What can we learn about cats and life and souls from Development software?
As it turns out, a lot.
Longtime readers of this blog will know that most of my time at Tabby’s Place is spent raisin’ funds and thankin’ the people who keep our lights on and our cats fed. Felis Catus is surely my happy place, where you kindly indulge my mad musings, but much of my day is spent crafting appeals and mucking around in spreadsheets and asking you for dollars like a Development Director is supposed to do. (OK, actually that stuff makes me happy, too.)
Recently, my Development duties sent me to the furthest reaches of our Development database, where you’ll find the names of folks who have never actually donated to Tabby’s Place. Somehow or another, they’ve ended up in our files; somehow or another, they’ve managed to resist our cats’ charms and my sparkling appeal letters.
I promise this is going somewhere.
Eventually, such people must be deleted. I know; this sounds harsh. But if you have received four years of beautiful letters about Tabby’s Place, delighted in our cats on alllllllllll the social media, and still never given, at some point we graciously accept that you were never ours in the first place…and we let you go.
Which means I delete you from the database.
Unless, that is, the database says “no.” Here’s what happens. One account can be connected to another by a “Relationship.” So if your Aunt Gladys donated to Tabby’s Place for your birthday in 2004, you’d be in our files and tied to Gladys. If I went to delete you, I’d get a message along these lines:
“You cannot delete this account, because it has a Relationship.”
Now, of course I can delete the Relationship tie and then nuke you. But I must confess; doing so feels all kinds of icky, every time.
And, of course, it all made me contemplate cats, and us.
The cats we take at Tabby’s Place are, not to put too fine a point on it, generally the most likely to be deleted at other shelters. Whether due to age, medical condition, peppery personality or just the cruelties of fate, they are first in line to be X’d out.
But something leaps in and stops the giant eraser. Someone connects with someone who connects with the cat who connects with us, and through a web of relationships — maybe whisper-thin, but real — the cat is suddenly known. You cannot delete this account, because it has a Relationship.
These just-born bonds bring a cat to Tabby’s Place, and then it’s just one big sloppy relationshipalooza. Even the nastiest snarler finds someone or five who will adore him; even the sickliest wisp finds a multitude of cheerleaders and champions. Every last one is loved as though she was the only one; every wandering star is wrapped up in Relationship; every island becomes a cherished resident of our Island of Misfit Toys.
Alone is over.
You’re utterly undeletable.
You cannot delete this account, because it has a Relationship.
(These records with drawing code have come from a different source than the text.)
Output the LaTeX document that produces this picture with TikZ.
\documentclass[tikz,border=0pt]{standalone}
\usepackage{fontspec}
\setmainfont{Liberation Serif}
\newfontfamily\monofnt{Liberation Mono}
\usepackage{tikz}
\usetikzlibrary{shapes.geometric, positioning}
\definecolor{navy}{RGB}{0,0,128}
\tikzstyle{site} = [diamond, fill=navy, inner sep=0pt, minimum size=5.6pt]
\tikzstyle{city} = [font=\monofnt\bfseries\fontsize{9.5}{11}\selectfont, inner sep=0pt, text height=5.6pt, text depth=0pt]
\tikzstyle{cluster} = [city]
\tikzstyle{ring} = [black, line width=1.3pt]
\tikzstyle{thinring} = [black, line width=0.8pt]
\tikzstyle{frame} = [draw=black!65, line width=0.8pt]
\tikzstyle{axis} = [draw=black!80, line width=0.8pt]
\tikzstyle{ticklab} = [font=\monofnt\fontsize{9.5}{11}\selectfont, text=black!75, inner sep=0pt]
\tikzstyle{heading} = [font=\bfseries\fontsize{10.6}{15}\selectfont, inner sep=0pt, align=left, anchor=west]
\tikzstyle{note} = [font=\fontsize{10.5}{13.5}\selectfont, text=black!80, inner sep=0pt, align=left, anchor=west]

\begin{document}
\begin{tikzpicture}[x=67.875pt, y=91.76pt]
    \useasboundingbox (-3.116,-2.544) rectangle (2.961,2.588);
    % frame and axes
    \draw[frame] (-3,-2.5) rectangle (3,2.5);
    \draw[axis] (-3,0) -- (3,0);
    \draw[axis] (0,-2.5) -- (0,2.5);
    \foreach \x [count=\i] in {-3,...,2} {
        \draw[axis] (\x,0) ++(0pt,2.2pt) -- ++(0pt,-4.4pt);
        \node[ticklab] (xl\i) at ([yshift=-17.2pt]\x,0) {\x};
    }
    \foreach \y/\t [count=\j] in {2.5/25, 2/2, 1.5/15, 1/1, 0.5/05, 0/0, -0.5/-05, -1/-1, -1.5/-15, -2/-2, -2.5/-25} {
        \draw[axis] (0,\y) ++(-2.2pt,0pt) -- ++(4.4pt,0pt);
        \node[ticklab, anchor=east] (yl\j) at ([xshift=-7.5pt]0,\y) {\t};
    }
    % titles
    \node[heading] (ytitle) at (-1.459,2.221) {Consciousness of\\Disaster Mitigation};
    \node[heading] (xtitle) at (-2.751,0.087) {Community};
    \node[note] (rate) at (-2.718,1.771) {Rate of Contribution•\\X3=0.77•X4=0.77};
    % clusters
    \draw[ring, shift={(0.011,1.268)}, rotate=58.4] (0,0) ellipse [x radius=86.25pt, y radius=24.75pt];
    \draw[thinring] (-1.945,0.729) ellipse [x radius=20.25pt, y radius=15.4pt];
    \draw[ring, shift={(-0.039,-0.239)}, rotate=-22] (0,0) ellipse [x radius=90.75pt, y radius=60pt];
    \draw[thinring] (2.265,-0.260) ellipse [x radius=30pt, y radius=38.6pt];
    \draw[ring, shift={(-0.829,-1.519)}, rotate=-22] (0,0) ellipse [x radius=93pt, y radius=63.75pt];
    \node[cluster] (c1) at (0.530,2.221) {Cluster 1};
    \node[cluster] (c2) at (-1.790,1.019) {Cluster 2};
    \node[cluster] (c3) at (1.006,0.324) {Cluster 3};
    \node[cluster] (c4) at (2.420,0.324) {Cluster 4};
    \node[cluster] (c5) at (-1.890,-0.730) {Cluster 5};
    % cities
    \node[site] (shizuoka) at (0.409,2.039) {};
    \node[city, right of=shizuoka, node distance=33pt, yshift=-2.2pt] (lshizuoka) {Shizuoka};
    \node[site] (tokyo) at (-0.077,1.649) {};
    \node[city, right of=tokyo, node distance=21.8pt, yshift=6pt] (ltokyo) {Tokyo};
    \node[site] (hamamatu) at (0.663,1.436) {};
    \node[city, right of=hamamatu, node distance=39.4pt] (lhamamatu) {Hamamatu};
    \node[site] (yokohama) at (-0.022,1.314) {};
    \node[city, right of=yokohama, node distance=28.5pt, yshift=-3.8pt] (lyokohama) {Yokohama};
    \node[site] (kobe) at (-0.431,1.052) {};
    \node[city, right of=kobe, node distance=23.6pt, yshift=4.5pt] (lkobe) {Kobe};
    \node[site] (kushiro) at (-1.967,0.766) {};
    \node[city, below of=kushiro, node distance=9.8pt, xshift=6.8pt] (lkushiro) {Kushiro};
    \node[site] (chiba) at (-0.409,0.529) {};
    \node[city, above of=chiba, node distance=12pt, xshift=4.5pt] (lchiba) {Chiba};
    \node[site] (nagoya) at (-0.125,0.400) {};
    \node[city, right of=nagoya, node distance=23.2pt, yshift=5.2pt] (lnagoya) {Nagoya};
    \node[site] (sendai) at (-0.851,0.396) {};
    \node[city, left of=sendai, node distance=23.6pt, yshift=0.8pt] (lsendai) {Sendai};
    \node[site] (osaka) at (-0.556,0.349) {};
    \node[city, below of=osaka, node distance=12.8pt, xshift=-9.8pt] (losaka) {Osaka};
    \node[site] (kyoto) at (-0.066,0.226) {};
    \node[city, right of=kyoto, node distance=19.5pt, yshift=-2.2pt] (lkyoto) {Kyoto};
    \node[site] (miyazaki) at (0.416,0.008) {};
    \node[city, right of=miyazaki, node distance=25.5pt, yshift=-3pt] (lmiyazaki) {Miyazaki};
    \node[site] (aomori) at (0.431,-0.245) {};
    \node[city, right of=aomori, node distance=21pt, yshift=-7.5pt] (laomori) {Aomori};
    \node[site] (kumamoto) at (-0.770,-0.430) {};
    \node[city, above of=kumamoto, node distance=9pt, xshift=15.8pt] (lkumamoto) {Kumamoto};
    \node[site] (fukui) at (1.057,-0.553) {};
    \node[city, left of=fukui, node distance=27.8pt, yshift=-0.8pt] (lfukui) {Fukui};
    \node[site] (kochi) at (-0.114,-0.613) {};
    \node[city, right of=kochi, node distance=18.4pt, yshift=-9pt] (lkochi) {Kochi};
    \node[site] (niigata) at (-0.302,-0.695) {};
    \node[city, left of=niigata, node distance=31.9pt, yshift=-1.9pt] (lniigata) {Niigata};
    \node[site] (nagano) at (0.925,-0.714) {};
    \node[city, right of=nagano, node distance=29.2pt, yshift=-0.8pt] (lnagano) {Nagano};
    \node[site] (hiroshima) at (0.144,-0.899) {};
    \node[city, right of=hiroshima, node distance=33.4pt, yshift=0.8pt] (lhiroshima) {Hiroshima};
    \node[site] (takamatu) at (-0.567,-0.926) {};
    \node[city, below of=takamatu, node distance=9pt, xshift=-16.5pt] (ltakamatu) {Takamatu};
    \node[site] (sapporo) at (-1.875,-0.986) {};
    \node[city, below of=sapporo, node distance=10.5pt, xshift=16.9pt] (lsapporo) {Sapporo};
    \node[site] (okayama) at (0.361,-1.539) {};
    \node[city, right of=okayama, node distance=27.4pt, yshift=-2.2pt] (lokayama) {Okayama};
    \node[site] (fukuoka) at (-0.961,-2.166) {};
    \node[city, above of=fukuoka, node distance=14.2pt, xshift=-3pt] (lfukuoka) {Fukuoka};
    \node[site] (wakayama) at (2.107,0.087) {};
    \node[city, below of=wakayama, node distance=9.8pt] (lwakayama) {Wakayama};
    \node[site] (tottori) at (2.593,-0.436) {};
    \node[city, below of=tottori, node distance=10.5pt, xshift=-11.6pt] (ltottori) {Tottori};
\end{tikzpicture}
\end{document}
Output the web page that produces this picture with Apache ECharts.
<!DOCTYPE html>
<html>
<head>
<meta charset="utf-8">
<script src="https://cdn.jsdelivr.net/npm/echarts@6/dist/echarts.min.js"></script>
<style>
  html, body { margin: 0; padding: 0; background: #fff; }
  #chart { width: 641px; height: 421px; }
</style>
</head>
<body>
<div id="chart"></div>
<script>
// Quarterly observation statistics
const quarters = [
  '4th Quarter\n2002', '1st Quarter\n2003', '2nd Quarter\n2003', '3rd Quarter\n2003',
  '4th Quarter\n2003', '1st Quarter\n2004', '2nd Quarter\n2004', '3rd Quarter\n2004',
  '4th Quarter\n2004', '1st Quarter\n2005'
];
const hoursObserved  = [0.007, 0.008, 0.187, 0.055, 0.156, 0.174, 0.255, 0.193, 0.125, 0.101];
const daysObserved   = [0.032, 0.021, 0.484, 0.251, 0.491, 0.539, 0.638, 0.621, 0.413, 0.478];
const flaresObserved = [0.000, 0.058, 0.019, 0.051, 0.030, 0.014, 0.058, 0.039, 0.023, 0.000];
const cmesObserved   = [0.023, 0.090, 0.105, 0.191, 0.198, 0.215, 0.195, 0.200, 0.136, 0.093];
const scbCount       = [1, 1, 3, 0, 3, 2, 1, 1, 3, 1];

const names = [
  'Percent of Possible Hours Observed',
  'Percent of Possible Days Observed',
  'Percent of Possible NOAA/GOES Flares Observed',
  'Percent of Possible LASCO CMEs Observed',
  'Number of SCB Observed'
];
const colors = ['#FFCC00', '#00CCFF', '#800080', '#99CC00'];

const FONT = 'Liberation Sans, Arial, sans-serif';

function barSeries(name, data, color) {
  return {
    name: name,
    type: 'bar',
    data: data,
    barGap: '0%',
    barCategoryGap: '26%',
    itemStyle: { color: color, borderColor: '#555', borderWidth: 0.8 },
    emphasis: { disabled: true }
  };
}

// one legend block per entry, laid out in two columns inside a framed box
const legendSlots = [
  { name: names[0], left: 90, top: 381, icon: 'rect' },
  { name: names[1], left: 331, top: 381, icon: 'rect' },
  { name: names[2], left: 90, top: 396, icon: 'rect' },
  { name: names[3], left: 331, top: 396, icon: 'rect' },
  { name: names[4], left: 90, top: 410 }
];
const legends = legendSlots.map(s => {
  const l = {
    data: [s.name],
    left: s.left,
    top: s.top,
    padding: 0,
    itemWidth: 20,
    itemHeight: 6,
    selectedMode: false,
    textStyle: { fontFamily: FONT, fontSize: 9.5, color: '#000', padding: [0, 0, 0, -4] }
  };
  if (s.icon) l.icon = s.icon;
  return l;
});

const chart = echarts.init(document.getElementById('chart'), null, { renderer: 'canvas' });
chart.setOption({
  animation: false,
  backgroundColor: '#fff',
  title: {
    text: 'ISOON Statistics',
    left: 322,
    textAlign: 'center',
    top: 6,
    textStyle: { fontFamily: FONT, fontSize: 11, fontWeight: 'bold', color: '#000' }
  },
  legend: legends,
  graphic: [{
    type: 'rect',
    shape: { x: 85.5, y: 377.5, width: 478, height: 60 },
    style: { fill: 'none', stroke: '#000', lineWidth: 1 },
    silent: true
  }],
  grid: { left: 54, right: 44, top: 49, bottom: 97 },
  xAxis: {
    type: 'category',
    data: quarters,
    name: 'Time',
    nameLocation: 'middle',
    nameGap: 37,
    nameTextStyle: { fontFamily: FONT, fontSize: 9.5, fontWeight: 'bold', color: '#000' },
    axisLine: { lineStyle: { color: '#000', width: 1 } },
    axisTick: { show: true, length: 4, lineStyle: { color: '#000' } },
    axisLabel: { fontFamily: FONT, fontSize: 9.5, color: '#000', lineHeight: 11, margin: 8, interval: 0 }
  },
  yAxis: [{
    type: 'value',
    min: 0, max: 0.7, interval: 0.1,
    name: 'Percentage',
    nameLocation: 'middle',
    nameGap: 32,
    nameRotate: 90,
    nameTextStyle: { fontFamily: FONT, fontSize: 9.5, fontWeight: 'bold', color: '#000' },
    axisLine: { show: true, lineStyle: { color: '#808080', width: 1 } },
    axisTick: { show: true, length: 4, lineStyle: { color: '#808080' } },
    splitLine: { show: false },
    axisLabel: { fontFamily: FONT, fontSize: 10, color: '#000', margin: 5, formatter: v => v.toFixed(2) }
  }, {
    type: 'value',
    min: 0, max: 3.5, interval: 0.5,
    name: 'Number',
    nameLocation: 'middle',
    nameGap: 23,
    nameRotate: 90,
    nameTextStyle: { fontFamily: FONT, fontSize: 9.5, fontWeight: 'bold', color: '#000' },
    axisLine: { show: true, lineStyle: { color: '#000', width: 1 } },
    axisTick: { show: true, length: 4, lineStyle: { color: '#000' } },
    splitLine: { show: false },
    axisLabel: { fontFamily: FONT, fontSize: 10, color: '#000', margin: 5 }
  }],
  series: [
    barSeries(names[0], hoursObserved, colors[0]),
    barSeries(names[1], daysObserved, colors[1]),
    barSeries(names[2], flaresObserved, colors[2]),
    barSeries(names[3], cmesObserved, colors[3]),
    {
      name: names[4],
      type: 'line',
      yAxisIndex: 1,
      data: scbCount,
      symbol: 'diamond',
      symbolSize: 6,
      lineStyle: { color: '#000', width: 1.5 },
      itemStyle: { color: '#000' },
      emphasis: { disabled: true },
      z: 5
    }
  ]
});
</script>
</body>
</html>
Note that, although we have many cats who excel in love and grace and beauty and impressiveness of all kinds, this is not what saves them — not even a little. They are not loved because they are lovable; they are lovable because they are irrevocably loved.
Whatever they do.
Whatever they don’t do.
They are enfolded in a Relationship that kills every threat of being tossed aside, and gives life to every dream of being forever held. There is nothing left to prove; there is no danger of deletion; the big eraser is no longer dangling above.
And sometimes, on ordinary days, the cats remind us: we’re exactly the same.
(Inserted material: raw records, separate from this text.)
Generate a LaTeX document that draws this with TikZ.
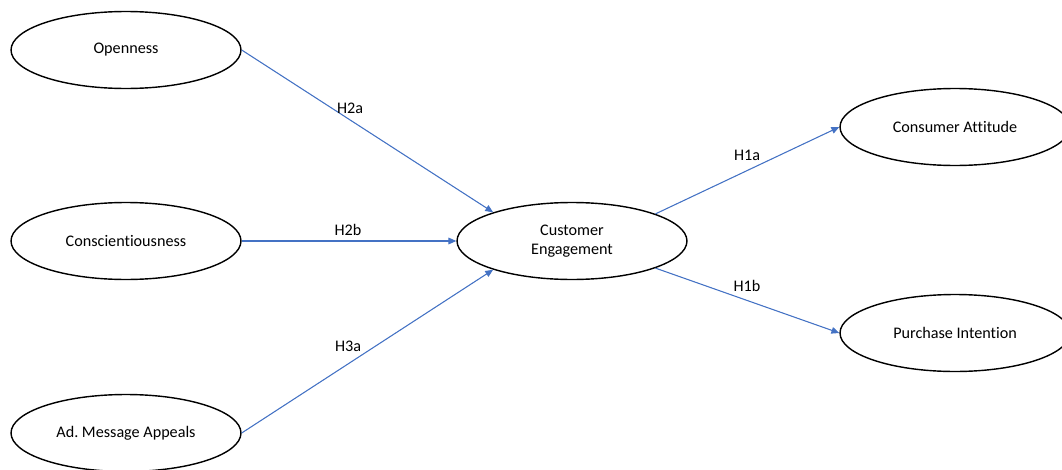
\documentclass[tikz,border=0pt]{standalone}
\usepackage{fontspec}
\setmainfont[RawFeature=-liga]{Carlito}
\usepackage{xcolor}
\usetikzlibrary{shapes.geometric,arrows.meta,positioning}

\definecolor{pathblue}{HTML}{4472C4}
\frenchspacing

\begin{document}
\begin{tikzpicture}[
    x=0.02cm, y=-0.02cm,
    font=\fontsize{9.2}{11}\selectfont,
    construct/.style={draw, ellipse, line width=0.8pt, minimum width=4.6cm, minimum height=1.54cm, inner sep=0pt, align=center},
    arrow/.style={-{Triangle[length=4.5pt,width=3.8pt]}, draw=pathblue, fill=pathblue, line width=0.6pt},
    hyp/.style={font=\fontsize{9.2}{11}\selectfont}
]
\useasboundingbox (0,0) rectangle (1062,470);

% Antecedents
\node[construct] (open) at (126,50) {Openness};
\node[construct] (consc) at (126,241) {Conscientiousness};
\node[construct] (appeal) at (126,433) {Ad. Message Appeals};

% Mediator
\node[construct] (engage) at (572,241) {Customer\\Engagement};

% Outcomes
\node[construct] (attitude) at (955,127) {Consumer Attitude};
\node[construct] (intent) at (955,333) {Purchase Intention};

% Paths
\draw[arrow] (open.east) -- (engage.160);
\draw[arrow] (consc.east) -- (engage.west);
\draw[arrow] (appeal.east) -- (engage.200);
\draw[arrow] (engage.18) -- (attitude.west);
\draw[arrow] (engage.342) -- (intent.west);

% Hypothesis labels
\node[hyp] (h2a) at (350,108) {H2a};
\node[hyp] (h2b) at (348,230) {H2b};
\node[hyp] (h3a) at (348,346) {H3a};
\node[hyp] (h1a) at (747,155) {H1a};
\node[hyp] (h1b) at (747,286) {H1b};

\end{tikzpicture}
\end{document}
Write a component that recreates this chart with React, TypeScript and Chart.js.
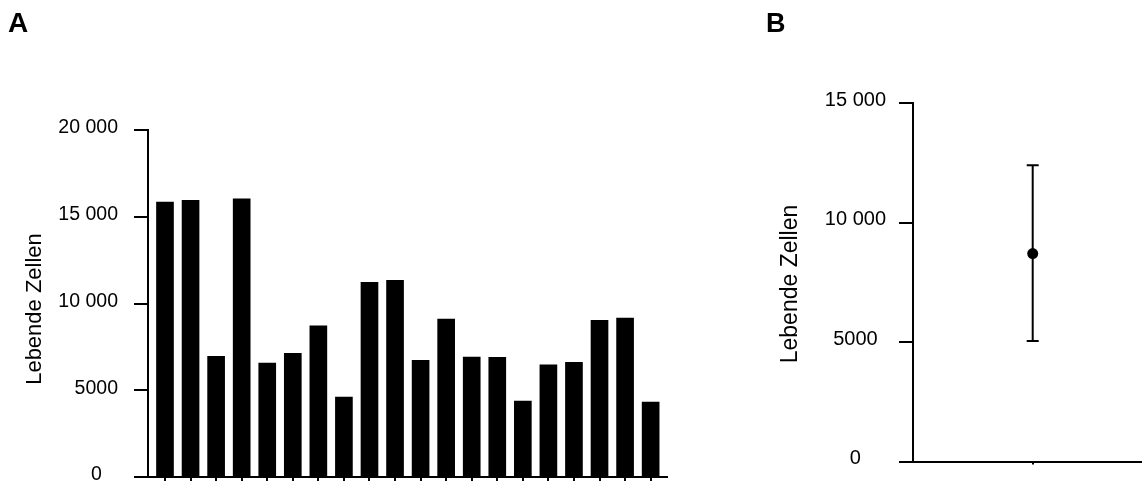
import React, { useEffect, useRef } from 'react';
import { Chart, registerables } from 'chart.js';

Chart.register(...registerables);

const FONT = '"Liberation Sans", Arial, Helvetica, sans-serif';

// Panel A: living cells per sample
const samples = ['1', '2', '3', '4', '5', '6', '7', '8', '9', '10', '11', '12', '13', '14', '15', '16', '17', '18', '19', '20'];
const livingCells = [15850, 15950, 6950, 16040, 6570, 7130, 8720, 4610, 11220, 11330, 6720, 9100, 6910, 6900, 4380, 6460, 6610, 9030, 9160, 4320];
const yTickLabelsA = ['0   ', '5000', '10 000', '15 000', '20 000'];

// Panel B: summary (mean with error bar)
const summaryMean = [8700];
const summaryLow = [5040];
const summaryHigh = [12400];
const yTickLabelsB = ['0', '5000', '10 000', '15 000'];

const axisTitle = 'Lebende Zellen';
const panelLetters = ['A', 'B'];

type Geometry = {
  letterX: number;
  letterY: number;
  letterSize: number;
  titleX: number;
  titleY: number;
  titleSize: number;
};

const makeAnnotations = (letter: string, g: Geometry) => ({
  id: 'panelAnnotations',
  afterDraw(chart: any) {
    const ctx = chart.ctx as CanvasRenderingContext2D;
    ctx.save();
    ctx.fillStyle = '#000';
    ctx.textAlign = 'left';
    ctx.textBaseline = 'alphabetic';
    ctx.font = `bold ${g.letterSize}px ${FONT}`;
    ctx.fillText(letter, g.letterX, g.letterY);
    ctx.translate(g.titleX, g.titleY);
    ctx.rotate(-Math.PI / 2);
    ctx.font = `${g.titleSize}px ${FONT}`;
    ctx.textAlign = 'center';
    ctx.fillText(axisTitle, 0, 0);
    ctx.restore();
  },
});

const errorBars = {
  id: 'errorBars',
  afterDatasetsDraw(chart: any) {
    const ctx = chart.ctx as CanvasRenderingContext2D;
    const xs = chart.scales.x;
    const ys = chart.scales.y;
    ctx.save();
    ctx.strokeStyle = '#000';
    ctx.lineWidth = 2;
    summaryMean.forEach((_, i) => {
      const x = xs.getPixelForValue(i);
      const yLo = ys.getPixelForValue(summaryLow[i]);
      const yHi = ys.getPixelForValue(summaryHigh[i]);
      const cap = 6;
      ctx.beginPath();
      ctx.moveTo(x, yLo);
      ctx.lineTo(x, yHi);
      ctx.moveTo(x - cap, yLo);
      ctx.lineTo(x + cap, yLo);
      ctx.moveTo(x - cap, yHi);
      ctx.lineTo(x + cap, yHi);
      ctx.stroke();
    });
    ctx.restore();
  },
};

const axisCommon = {
  border: { display: true, color: '#000', width: 2 },
};

export default function App() {
  const refA = useRef<HTMLCanvasElement | null>(null);
  const refB = useRef<HTMLCanvasElement | null>(null);

  useEffect(() => {
    if (!refA.current || !refB.current) return;

    const chartA = new Chart(refA.current, {
      type: 'bar',
      data: {
        labels: samples,
        datasets: [
          {
            data: livingCells.map((v, i) => ({ x: i, y: v })) as any,
            backgroundColor: '#000',
            borderWidth: 0,
            barThickness: 17,
          },
        ],
      },
      options: {
        responsive: false,
        maintainAspectRatio: false,
        animation: false,
        layout: { autoPadding: false, padding: { left: 0, top: 130, right: 33, bottom: 0 } },
        plugins: { legend: { display: false }, tooltip: { enabled: false } },
        scales: {
          x: {
            type: 'linear',
            min: -0.665,
            max: 19.64,
            offset: false,
            afterBuildTicks: (s: any) => {
              s.ticks = samples.map((_, i) => ({ value: i }));
            },
            afterFit: (s: any) => {
              s.height = 53;
            },
            ticks: { display: false },
            grid: { drawOnChartArea: false, drawTicks: true, tickLength: 8, color: '#000', lineWidth: 2, offset: false },
            ...axisCommon,
          },
          y: {
            min: 0,
            max: 20000,
            afterFit: (s: any) => {
              s.width = 148;
            },
            ticks: {
              stepSize: 5000,
              padding: 16,
              labelOffset: -2,
              color: '#000',
              font: { family: FONT, size: 19.5 },
              callback: (_v: any, i: number) => yTickLabelsA[i],
            },
            grid: { drawOnChartArea: false, drawTicks: true, tickLength: 14, color: '#000', lineWidth: 2 },
            ...axisCommon,
          },
        },
      },
      plugins: [
        makeAnnotations(panelLetters[0], {
          letterX: 8,
          letterY: 32,
          letterSize: 28,
          titleX: 41,
          titleY: 309,
          titleSize: 22,
        }),
      ],
    } as any);

    const chartB = new Chart(refB.current, {
      type: 'scatter',
      data: {
        datasets: [
          {
            data: summaryMean.map((m, i) => ({ x: i, y: m })),
            backgroundColor: '#000',
            borderColor: '#000',
            pointRadius: 5.5,
            borderWidth: 0,
          },
        ],
      },
      options: {
        responsive: false,
        maintainAspectRatio: false,
        animation: false,
        layout: { autoPadding: false, padding: { left: 0, top: 103, right: 27.6, bottom: 0 } },
        plugins: { legend: { display: false }, tooltip: { enabled: false } },
        scales: {
          x: {
            type: 'linear',
            min: -1,
            max: 1,
            afterBuildTicks: (s: any) => {
              s.ticks = summaryMean.map((_, i) => ({ value: i }));
            },
            afterFit: (s: any) => {
              s.height = 38.5;
            },
            ticks: { display: false },
            grid: { drawOnChartArea: false, drawTicks: true, tickLength: 3, color: '#000', lineWidth: 2 },
            ...axisCommon,
          },
          y: {
            min: 0,
            max: 15000,
            afterFit: (s: any) => {
              s.width = 173;
            },
            ticks: {
              stepSize: 5000,
              padding: 13,
              labelOffset: -3,
              crossAlign: 'center',
              color: '#000',
              font: { family: FONT, size: 20 },
              callback: (_v: any, i: number) => yTickLabelsB[i],
            },
            grid: { drawOnChartArea: false, drawTicks: true, tickLength: 14, color: '#000', lineWidth: 2 },
            ...axisCommon,
          },
        },
      },
      plugins: [
        errorBars,
        makeAnnotations(panelLetters[1], {
          letterX: 26,
          letterY: 32,
          letterSize: 27,
          titleX: 57,
          titleY: 284,
          titleSize: 23,
        }),
      ],
    } as any);

    return () => {
      chartA.destroy();
      chartB.destroy();
    };
  }, []);

  return (
    <div
      style={{
        position: 'fixed',
        left: 0,
        top: 0,
        width: 1142,
        height: 481,
        overflow: 'hidden',
        background: '#fff',
      }}
    >
      <canvas ref={refA} width={700} height={530} style={{ position: 'absolute', left: 0, top: 0 }} />
      <canvas ref={refB} width={440} height={500} style={{ position: 'absolute', left: 740, top: 0 }} />
    </div>
  );
}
Someone, somewhere, loves us.
We cannot be removed, deleted, nuked or neglected in the final account.
Not Nina, who weebles and wobbles and does fall down.
Not Wilbur, who gnashes his teeth and gnashes our nerves and loves with all his deranged might.
Not Alfred, who returns our love with horrified side-eye and shrieks from the underworld.
Not Anka, or Bronn, or Patty, or Rose, or Alice, or you, or me.
Not at our most maddening or our most gladdening.
Even if we don’t feel it, even if we don’t give a fig about it, we are safe in a Love that will not let us go. And so we are spurred on to give the same to all accounts, worthy or otherwise. None of us is worthy; all of us are worthwhile; you cannot delete this account, because it has a Relationship.
Feel the depth of your connections today, kittens, and remember that it’s your bonds that save you — not from my “delete” key (wouldja donate already?), but from the isolation that can never touch your depths.